• Written exercise: Give back only the lines in the records below from the one with "Output the Python" to the one with "fig = plt.figure(figsize=(W", both inclusive, word for word.

• Source material:
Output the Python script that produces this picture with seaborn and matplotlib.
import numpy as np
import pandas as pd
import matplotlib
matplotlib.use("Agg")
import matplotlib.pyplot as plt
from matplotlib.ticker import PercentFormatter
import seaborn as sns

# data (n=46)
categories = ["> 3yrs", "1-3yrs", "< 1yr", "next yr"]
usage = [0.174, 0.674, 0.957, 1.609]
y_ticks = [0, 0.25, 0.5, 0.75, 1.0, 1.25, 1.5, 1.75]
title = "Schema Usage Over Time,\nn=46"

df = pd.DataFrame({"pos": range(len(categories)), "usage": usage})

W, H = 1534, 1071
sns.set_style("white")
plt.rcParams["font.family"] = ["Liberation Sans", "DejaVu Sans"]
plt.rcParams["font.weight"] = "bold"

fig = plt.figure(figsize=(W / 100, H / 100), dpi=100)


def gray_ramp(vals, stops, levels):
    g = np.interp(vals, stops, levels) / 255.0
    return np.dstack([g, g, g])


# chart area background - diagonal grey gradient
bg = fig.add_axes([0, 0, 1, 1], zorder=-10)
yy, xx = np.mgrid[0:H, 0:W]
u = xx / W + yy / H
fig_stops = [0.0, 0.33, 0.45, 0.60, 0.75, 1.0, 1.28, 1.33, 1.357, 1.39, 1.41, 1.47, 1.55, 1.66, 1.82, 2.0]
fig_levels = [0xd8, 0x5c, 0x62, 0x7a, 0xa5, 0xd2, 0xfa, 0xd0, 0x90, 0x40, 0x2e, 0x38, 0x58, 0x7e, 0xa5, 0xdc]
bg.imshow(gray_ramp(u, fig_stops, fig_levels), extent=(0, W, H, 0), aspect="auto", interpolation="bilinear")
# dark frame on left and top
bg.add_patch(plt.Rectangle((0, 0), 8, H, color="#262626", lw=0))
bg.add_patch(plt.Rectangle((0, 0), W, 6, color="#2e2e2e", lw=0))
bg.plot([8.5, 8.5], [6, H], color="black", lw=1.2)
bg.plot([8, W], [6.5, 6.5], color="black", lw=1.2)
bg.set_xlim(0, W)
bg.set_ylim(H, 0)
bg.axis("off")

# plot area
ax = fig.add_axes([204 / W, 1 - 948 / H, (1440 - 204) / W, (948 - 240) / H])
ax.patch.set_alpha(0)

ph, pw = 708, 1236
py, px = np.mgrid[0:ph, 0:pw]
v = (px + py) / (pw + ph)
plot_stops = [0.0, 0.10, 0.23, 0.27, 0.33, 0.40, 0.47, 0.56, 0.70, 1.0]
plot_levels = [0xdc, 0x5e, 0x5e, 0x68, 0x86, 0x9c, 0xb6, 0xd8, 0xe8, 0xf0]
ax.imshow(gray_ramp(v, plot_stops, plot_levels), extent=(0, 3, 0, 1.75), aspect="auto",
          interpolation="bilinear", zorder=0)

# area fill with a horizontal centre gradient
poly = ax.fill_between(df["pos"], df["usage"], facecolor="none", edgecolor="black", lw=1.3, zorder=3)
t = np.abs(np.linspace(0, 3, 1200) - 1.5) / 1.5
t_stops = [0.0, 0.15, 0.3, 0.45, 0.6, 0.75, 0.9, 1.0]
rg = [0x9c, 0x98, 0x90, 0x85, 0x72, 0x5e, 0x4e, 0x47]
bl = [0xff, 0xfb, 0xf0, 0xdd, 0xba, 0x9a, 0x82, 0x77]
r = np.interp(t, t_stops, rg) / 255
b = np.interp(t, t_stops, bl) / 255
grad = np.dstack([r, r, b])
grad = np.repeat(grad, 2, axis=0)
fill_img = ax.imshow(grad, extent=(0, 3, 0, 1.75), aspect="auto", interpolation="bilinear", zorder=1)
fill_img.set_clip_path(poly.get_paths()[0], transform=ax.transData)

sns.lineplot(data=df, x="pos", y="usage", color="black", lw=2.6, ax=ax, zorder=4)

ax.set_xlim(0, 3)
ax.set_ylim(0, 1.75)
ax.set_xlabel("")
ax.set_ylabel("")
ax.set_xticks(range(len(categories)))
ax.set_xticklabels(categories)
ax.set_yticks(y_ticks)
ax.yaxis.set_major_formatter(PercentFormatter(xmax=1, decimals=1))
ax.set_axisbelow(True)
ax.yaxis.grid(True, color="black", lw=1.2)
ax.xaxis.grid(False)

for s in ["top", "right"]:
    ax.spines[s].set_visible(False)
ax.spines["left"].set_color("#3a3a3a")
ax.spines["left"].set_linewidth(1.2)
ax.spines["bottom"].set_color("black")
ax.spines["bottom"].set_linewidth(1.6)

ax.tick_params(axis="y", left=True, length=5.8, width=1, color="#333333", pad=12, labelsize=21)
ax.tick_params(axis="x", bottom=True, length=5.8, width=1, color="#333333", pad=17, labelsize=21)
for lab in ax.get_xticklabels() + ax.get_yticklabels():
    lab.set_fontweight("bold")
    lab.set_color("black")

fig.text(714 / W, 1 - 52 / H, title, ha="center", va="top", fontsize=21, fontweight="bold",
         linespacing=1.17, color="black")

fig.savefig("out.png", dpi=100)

---

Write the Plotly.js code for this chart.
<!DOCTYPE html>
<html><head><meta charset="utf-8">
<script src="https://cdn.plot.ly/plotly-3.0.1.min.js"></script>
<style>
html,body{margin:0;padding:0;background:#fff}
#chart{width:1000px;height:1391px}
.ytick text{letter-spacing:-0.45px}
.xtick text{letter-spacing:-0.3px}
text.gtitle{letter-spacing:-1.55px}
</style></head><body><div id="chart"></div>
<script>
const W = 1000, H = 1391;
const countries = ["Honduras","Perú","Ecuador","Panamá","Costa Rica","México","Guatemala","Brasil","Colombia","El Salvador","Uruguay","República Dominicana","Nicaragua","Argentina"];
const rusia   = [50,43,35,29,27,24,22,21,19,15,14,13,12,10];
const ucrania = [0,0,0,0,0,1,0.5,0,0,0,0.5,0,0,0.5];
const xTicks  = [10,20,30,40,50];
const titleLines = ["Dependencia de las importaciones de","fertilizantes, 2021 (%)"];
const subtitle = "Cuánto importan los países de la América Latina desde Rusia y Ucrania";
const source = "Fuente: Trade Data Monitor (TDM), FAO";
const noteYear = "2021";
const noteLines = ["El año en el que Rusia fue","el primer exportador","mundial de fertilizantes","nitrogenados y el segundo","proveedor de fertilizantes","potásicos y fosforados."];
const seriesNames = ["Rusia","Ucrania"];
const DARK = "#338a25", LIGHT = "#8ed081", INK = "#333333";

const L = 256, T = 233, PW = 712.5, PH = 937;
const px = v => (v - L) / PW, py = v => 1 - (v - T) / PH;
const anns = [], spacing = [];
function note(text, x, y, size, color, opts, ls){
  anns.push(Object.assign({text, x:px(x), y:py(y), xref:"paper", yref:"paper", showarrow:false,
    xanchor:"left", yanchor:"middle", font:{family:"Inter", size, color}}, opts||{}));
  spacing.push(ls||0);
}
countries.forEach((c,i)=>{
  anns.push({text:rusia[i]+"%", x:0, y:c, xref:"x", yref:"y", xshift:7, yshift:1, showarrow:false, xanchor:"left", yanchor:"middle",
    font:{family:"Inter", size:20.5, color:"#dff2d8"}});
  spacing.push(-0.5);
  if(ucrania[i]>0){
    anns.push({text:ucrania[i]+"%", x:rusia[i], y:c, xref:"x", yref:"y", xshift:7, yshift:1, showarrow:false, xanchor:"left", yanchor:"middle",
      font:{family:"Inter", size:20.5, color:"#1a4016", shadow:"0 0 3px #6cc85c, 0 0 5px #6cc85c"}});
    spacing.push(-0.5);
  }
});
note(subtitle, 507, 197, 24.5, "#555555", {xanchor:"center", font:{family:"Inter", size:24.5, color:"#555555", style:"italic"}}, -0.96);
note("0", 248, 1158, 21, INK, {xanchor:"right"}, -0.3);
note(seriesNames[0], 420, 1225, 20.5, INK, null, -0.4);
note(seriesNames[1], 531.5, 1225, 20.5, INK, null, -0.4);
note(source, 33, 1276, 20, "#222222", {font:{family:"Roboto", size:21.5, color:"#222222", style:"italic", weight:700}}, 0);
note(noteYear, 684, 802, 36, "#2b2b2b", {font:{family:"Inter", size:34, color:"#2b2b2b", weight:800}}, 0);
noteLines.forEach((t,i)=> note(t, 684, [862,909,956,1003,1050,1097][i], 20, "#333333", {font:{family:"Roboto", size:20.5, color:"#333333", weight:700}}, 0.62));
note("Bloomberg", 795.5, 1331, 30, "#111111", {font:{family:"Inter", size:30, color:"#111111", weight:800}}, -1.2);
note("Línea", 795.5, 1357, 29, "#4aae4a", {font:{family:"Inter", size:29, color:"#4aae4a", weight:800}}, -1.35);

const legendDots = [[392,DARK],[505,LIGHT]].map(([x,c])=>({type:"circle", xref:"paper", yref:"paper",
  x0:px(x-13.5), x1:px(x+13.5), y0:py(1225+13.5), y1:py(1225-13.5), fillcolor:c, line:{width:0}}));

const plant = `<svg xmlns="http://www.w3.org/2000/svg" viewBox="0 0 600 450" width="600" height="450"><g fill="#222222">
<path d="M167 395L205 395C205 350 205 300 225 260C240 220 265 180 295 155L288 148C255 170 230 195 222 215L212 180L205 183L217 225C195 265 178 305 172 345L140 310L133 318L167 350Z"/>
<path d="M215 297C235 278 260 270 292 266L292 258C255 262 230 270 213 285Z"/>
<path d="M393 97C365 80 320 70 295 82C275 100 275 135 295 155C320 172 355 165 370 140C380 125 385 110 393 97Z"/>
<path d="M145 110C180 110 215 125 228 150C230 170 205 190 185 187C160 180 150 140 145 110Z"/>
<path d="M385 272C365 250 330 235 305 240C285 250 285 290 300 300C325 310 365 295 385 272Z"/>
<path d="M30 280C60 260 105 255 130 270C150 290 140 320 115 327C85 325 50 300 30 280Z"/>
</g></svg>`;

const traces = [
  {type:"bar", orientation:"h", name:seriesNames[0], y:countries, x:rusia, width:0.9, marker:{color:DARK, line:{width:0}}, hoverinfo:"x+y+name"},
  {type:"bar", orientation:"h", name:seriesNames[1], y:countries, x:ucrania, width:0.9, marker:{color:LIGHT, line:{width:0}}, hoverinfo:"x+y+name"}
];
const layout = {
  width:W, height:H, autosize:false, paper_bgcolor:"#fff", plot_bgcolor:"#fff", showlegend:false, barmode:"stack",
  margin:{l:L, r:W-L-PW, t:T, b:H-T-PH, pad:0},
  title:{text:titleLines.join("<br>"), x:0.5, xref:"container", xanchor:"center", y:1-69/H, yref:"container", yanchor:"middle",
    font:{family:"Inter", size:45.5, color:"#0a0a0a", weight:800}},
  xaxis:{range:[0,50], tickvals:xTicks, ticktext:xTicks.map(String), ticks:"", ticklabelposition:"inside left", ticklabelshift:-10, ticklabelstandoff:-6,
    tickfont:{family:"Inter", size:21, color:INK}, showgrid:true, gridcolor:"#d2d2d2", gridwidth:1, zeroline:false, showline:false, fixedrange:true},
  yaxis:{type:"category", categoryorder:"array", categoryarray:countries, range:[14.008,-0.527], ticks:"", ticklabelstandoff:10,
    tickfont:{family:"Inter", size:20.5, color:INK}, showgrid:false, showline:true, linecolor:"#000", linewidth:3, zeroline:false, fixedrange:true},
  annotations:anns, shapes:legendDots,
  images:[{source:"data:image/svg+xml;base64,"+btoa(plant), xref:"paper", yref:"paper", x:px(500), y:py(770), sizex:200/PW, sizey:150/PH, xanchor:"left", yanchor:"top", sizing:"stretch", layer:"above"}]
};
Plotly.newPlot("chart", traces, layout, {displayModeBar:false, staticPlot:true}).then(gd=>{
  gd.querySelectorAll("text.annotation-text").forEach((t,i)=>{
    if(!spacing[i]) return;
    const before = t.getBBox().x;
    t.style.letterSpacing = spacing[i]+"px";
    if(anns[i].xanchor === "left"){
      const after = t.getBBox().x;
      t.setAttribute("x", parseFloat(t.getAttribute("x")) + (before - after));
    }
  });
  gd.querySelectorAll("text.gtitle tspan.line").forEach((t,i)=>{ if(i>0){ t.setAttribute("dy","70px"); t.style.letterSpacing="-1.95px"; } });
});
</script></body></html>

==

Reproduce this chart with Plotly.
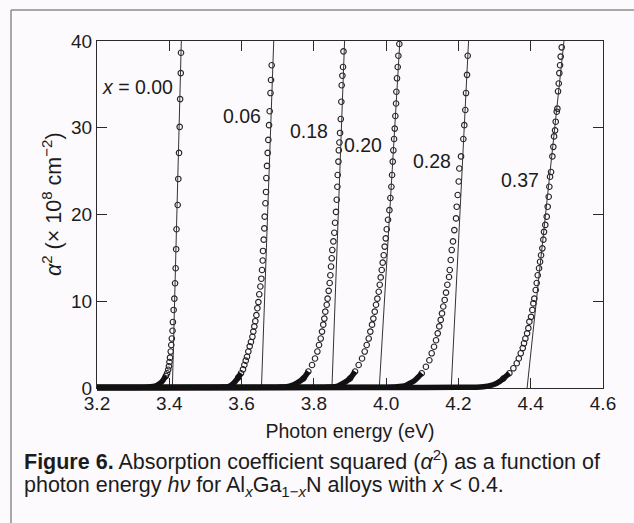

• Result of this task:
Output the Python script that produces this picture with seaborn and matplotlib.
import numpy as np
import pandas as pd
import matplotlib
matplotlib.use("Agg")
import matplotlib.pyplot as plt
from matplotlib.ticker import PercentFormatter
import seaborn as sns

# data (n=46)
categories = ["> 3yrs", "1-3yrs", "< 1yr", "next yr"]
usage = [0.174, 0.674, 0.957, 1.609]
y_ticks = [0, 0.25, 0.5, 0.75, 1.0, 1.25, 1.5, 1.75]
title = "Schema Usage Over Time,\nn=46"

df = pd.DataFrame({"pos": range(len(categories)), "usage": usage})

W, H = 1534, 1071
sns.set_style("white")
plt.rcParams["font.family"] = ["Liberation Sans", "DejaVu Sans"]
plt.rcParams["font.weight"] = "bold"

fig = plt.figure(figsize=(W / 100, H / 100), dpi=100)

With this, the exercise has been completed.